Zero-based budgeting gets rediscovered every few years, usually when a CFO looks at the operating budget and realizes nobody can remember why half the lines exist. ZBB is the most aggressive response: throw out every historical baseline and rebuild each line from scratch, forcing every manager to justify every dollar. Texas Instruments popularized it in the 1970s, Jimmy Carter brought it to federal agencies during his presidency, and a wave of private equity firms revived it in the 2010s after 3G Capital used it to reshape Kraft Heinz. The process is demanding, and the results aren't guaranteed, but when ZBB works, it frees real money for reinvestment.
How the Zero-Based Budgeting Process Actually Runs The process starts with decision units, the organizational slices small enough that a single manager can own the budget for that unit. A decision unit might be a department, a product line, a geography, or a specific function like payroll or facilities. For each unit, the manager writes decision packages that lay out what the unit does, what outcomes justify the spending, and what the spending would look like at different levels: a minimum viable budget, a current-level budget, and one or two stretch versions.
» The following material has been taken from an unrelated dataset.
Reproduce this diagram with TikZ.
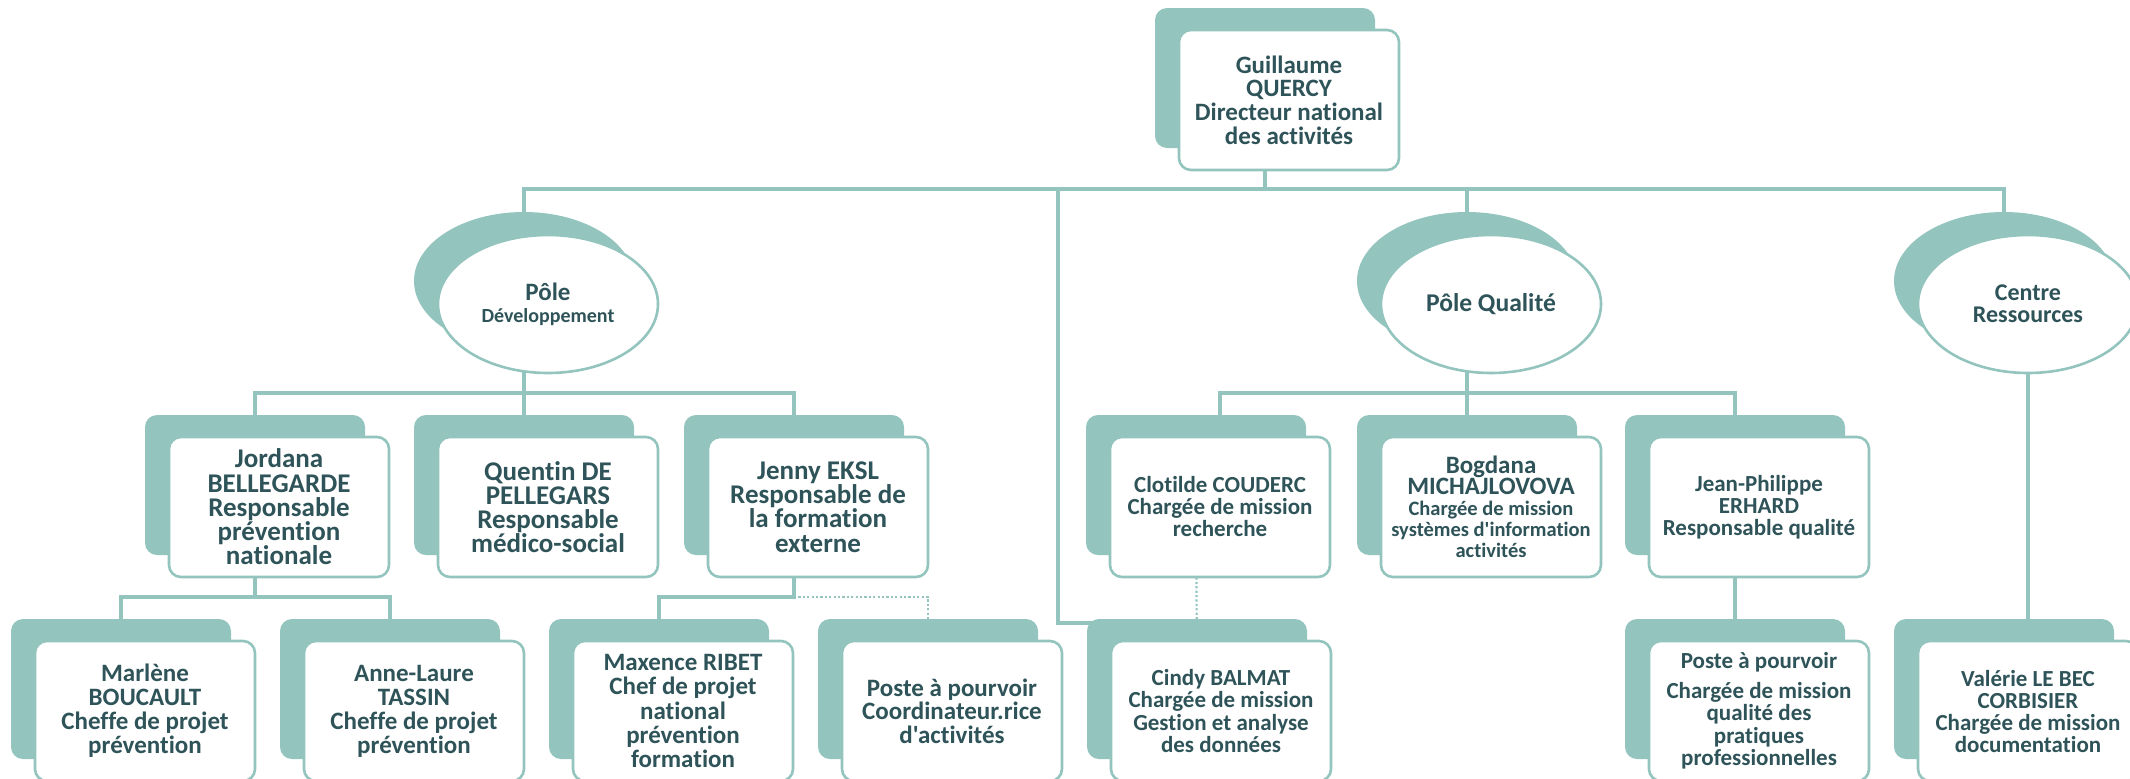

Leadership then ranks every decision package across the entire organization, not just within each unit. That cross-unit ranking is what makes ZBB distinctive. A department that's been well-funded for years might rank below a newer team's minimum package, and the reallocation follows the ranking rather than historical patterns. The final budget funds decision packages in priority order until the money runs out.
Where Zero-Based Budgeting Delivers Real Cost Savings ZBB produces the biggest wins in overhead-heavy functions that have grown without close oversight. Marketing, facilities, legal, technology, and travel are the usual targets. Costs accumulate in these areas as projects wrap, vendors get renewed on autopilot, and subscription software stays on the invoice long after the team stopped using it. Running every line back to zero exposes the accumulated drift.
Companies going through major transitions also benefit: post-merger integrations, leadership changes, turnarounds, and major strategy shifts. The 3G Capital approach to Kraft Heinz and Burger King in the 2010s is the best-known modern example, and it moved operating margins meaningfully in the first two years. The wins don't always stick past year three without renewed discipline, but the initial reallocation is usually substantial.
How Is Zero-Based Budgeting Different from Activity-Based Budgeting? Activity-based budgeting allocates costs to specific business activities and then budgets for the activities directly. ZBB is broader: it rebuilds every line from zero regardless of the activity framework behind it. In practice, many companies combine the two, using activity-based methods to understand where costs originate and zero-based methods to decide whether those costs should continue at all.
What Zero-Based Budgeting Misses or Gets Wrong The biggest risk with ZBB is that it creates short-term cost discipline at the expense of long-term investment. Decision packages that rank low on a near-term ROI basis often represent strategic bets that pay off over three to five years: workforce planning capacity, R&D, employer brand work, performance review infrastructure. Cutting these in year one shows up as savings; the resulting damage shows up in years two and three.
The second risk is team burnout. A real ZBB cycle takes three to six months of heavy work from every manager, and doing it every year usually exhausts the organization. Most companies that adopt ZBB run the full process every three to five years, with lighter cost reviews in between. Treating it as a recurring every-year exercise loses managers faster than it saves dollars.
Does Zero-Based Budgeting Work for Personnel Costs? It can, but with care. Personnel is typically the largest line in any budget and the hardest to unwind quickly. Running personnel through ZBB means being willing to cut roles and reassign work based on priority rankings, which has real organizational and turnover costs. Companies that apply ZBB to personnel usually do so during turnarounds or major restructurings, not as an annual exercise, because the churn from reorganizing the workforce every year damages productivity more than it saves in compensation costs.
Making Zero-Based Budgeting Work Without Burning Out the Team Three rules separate successful ZBB cycles from failed ones. First, scope it. Don't try to ZBB everything at once. Pick two or three functional areas where overhead drift is most likely (usually marketing, facilities, and software) and run those through the full process while using traditional budgeting elsewhere. This concentrates the effort and produces visible wins without exhausting the organization.
Second, define success clearly before starting. Is the goal cost reduction, reallocation, or both? A ZBB cycle aimed at reallocation looks different from one aimed at absolute savings, and teams that don't agree on the goal upfront usually produce a muddled outcome. Publish the target (dollar savings, percentage reallocation, specific overhead reductions) and hold leadership to it.
Third, invest in good data. Zero-based budgeting is only as good as the cost transparency underneath it. If managers can't see what they currently spend, broken out by activity and vendor, the decision packages they write will be imprecise and the rankings will lean on intuition. Strong forecasting and expense-data infrastructure is the precondition for a successful ZBB exercise. For related context on how budgets get built around pay, see wage structure . Year-over-year budget comparisons should track inflation against BLS Consumer Price Index data to separate real budget changes from nominal ones.